La filière automobile se trouve également dans une situation très préoccupante. «La filière est presque au point mort, a expliqué Julien Laugier. Le marché de l’occasion résiste, alors que le neuf s’enfonce dans la crise». Du côté des particuliers, les immatriculations ont enregistré une baisse de 22% pour les véhicules neufs et de 4% pour les véhicules d’occasion, sur an, par rapport à 2019. Quant aux immatriculations de véhicules utilitaires légers, elles ont diminué de 20% pour les véhicules neufs et augmenté de 5% pour les véhicules d’occasion, sur la même période. Au total, 2 764 défaillances d’entreprises ont été enregistrées dans cette filière en 2024, soit une augmentation de 30% par rapport à 2019. Les défaillances ont ainsi atteint «le plus haut niveau historique» pour les concessionnaires automobiles (ventes) et les garages (entretien et réparation).

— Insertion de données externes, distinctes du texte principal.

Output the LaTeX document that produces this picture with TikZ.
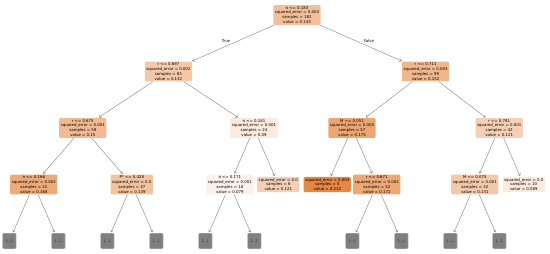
\documentclass[tikz,border=0pt]{standalone}
\usepackage{fontspec}
\newfontfamily\dvs{DejaVu Sans}
\usetikzlibrary{arrows.meta}
\definecolor{sko}{RGB}{229,129,57}
\definecolor{leafgray}{RGB}{128,128,128}
\begin{document}
\begin{tikzpicture}[x=1pt,y=-1pt,
  tn/.style={rectangle, rounded corners=1.2pt, align=center, inner xsep=1.6pt, inner ysep=1.1pt,
    font=\dvs\fontsize{3.9}{4.9}\selectfont, text=black},
  lf/.style={rectangle, rounded corners=1pt, fill=leafgray, draw=black!25, line width=0.4pt,
    minimum width=13.5pt, minimum height=15.5pt, inner sep=0pt,
    font=\dvs\fontsize{3.9}{4.9}\selectfont, text=black!85},
  ed/.style={draw=black!50, line width=0.4pt, -{Straight Barb[length=2pt,width=3pt]}, shorten >=0.8pt},
  lab/.style={font=\dvs\fontsize{3.9}{4.9}\selectfont, text=black}
]
\useasboundingbox (0,0) rectangle (550,254);
\fill[white] (0,0) rectangle (550,254);

% level 0
\node[tn, fill=sko!51!white] (r) at (297,15) {π <= 0.183\\squared\_error = 0.003\\samples = 182\\value = 0.143};
% level 1
\node[tn, fill=sko!44!white] (a) at (168.4,71.5) {r <= 0.697\\squared\_error = 0.002\\samples = 83\\value = 0.132};
\node[tn, fill=sko!57!white] (b) at (425.6,71.5) {r <= 0.711\\squared\_error = 0.003\\samples = 99\\value = 0.152};
% level 2
\node[tn, fill=sko!55!white] (c) at (82.8,128) {r <= 0.675\\squared\_error = 0.001\\samples = 59\\value = 0.15};
\node[tn, fill=sko!17!white] (d) at (254,128) {π <= 0.181\\squared\_error = 0.001\\samples = 24\\value = 0.09};
\node[tn, fill=sko!71!white] (e) at (352,128) {M <= 0.051\\squared\_error = 0.003\\samples = 57\\value = 0.175};
\node[tn, fill=sko!37!white] (f) at (499.2,128) {r <= 0.781\\squared\_error = 0.001\\samples = 42\\value = 0.121};
% level 3
\node[tn, fill=sko!67!white] (g) at (33.8,184.5) {π <= 0.166\\squared\_error = 0.002\\samples = 22\\value = 0.168};
\node[tn, fill=sko!48!white] (h) at (131.8,184.5) {P* <= 0.428\\squared\_error = 0.0\\samples = 37\\value = 0.139};
\node[tn, fill=sko!10!white] (i) at (229.8,184.5) {π <= 0.171\\squared\_error = 0.001\\samples = 18\\value = 0.079};
\node[tn, fill=sko!37!white] (j) at (278.3,184.5) {squared\_error = 0.0\\samples = 6\\value = 0.121};
\node[tn, fill=sko!95!white] (k) at (327.3,184.5) {squared\_error = 0.004\\samples = 5\\value = 0.212};
\node[tn, fill=sko!69!white] (l) at (376.8,184.5) {r <= 0.671\\squared\_error = 0.002\\samples = 52\\value = 0.172};
\node[tn, fill=sko!43!white] (m) at (474.8,184.5) {M <= 0.075\\squared\_error = 0.001\\samples = 32\\value = 0.131};
\node[tn, fill=sko!16!white] (n) at (523.7,184.5) {squared\_error = 0.0\\samples = 10\\value = 0.089};
% truncated leaves
\node[lf] (g1) at (9.3,241) {(...)};
\node[lf] (g2) at (58.3,241) {(...)};
\node[lf] (h1) at (107.3,241) {(...)};
\node[lf] (h2) at (156.3,241) {(...)};
\node[lf] (i1) at (205.3,241) {(...)};
\node[lf] (i2) at (254.3,241) {(...)};
\node[lf] (l1) at (352.3,241) {(...)};
\node[lf] (l2) at (401.3,241) {(...)};
\node[lf] (m1) at (450.3,241) {(...)};
\node[lf] (m2) at (499.3,241) {(...)};

% edges
\foreach \p/\q in {r/a, r/b, a/c, a/d, b/e, b/f, c/g, c/h, d/i, d/j, e/k, e/l, f/m, f/n,
  g/g1, g/g2, h/h1, h/h2, i/i1, i/i2, l/l1, l/l2, m/m1, m/m2}
  \draw[ed] (\p) -- (\q);

\node[lab] (tlab) at (226,41.5) {True};
\node[lab] (flab) at (369,41.5) {False};
\end{tikzpicture}
\end{document}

Croissance faible, inflation et incertitudes politiques
En France, l’année 2024 a été caractérisée «par une croissance modérée, avec une tendance au ralentissement au cours de l’année», a rappelé Alain Tourdjman. Le tout dans un contexte d’incertitudes lié à «la succession de chocs depuis cinq ans», lesquels ont des impacts en matière de politique économique, d’investissements et de projets d’embauches.
En revanche, «on constate que le choc inflationniste et le choc politique lié à la dissolution de l’Assemblée nationale n’ont pas eu d’effet négatif sur le taux de marge des entreprises», a relevé Julien Laugier. Le secteur des services a néanmoins plus souffert de l’inflation que les secteurs situés plus en amont de la production, et les TPE ont également été plus affectées que les PME. Les TPE et PME qui, contrairement aux ETI et aux grandes entreprises, se sont massivement désendettées depuis la crise de 2008, ont poursuivi leur désendettement en 2024, ce qui explique le recul de leurs investissements.
Vers une stabilisation de défaillances d’entreprises en 2025 ?
En termes de perspectives pour 2025, il faut s’attendre, selon les deux économistes de la BPCE, à une croissance économique limitée et une vague des destructions d’emplois (de
l’ordre de 40 000 emplois, selon la Banque de France), ainsi qu’à la stabilisation des défaillances à un niveau élevé (68 000 prévues en 2025), avec un ralentissement pour les PME et ETI et une accélération pour les plus petites structures.